We harvested the farm’s garlic this past week with boys campers, a fun and fragrant experience. Once harvested, the farm crew divided the garlic into three groups:
- The largest bulbs (roughly one-quarter of the harvest, or 600 bulbs) are hanging in the barn to cure. This fall, we’ll break the garlic heads down into their component cloves and plant them out in the field to overwinter in the ground under mulch. They will be some of the first plants to peek out of the ground next spring. The garlic plant that grows will be a clone of the parent plant that produced the seed.
- The next largest bulbs (the next one-quarter of the harvest) are also curing in the barn, these destined for storage in our root cellar. The kitchen crew and fall semester students may peel them en masse during work programs this fall using this highly enjoyable but significantly loud trick.

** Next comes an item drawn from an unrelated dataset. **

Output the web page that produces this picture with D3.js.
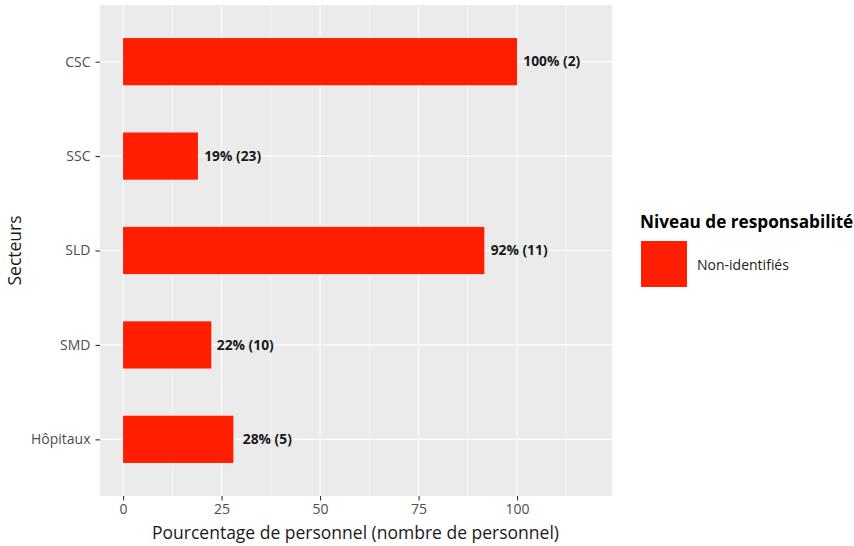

- The last half – the smallest bulbs in the bunch – were set aside to peel immediately with campers. On some of the hottest afternoons of the past week, we eschewed the scorching heat of the gardens and gathered in circles in the (relative) cool of the barn’s workshop to peel this garlic, telling stories as we worked. Just yesterday, the farm crew processed these garlic cloves in oil and filled 39 quart-sized plastic bags with garlic puree for the kitchen to defrost and use as needed over the next year. Though garlic stores well in bulb form in the cool/dry room of the root cellar, this puree is a simple and deliciously quick way for the kitchen to season meals.
Garlic harvest complete, there’s really very little left to do on the farm this time of year. Just kidding! I’m off to potato beetle squishing, harvesting for wilderness trip resupplies, some pasture back-clipping, and a fair share of weeding.
One more garlic tidbit I picked up from a cookbook some years ago: if your fingers smell like garlic at the end of processing or cooking, rub your fingers on a stainless steel spoon as you wash your hands. The smell will disappear. Magic!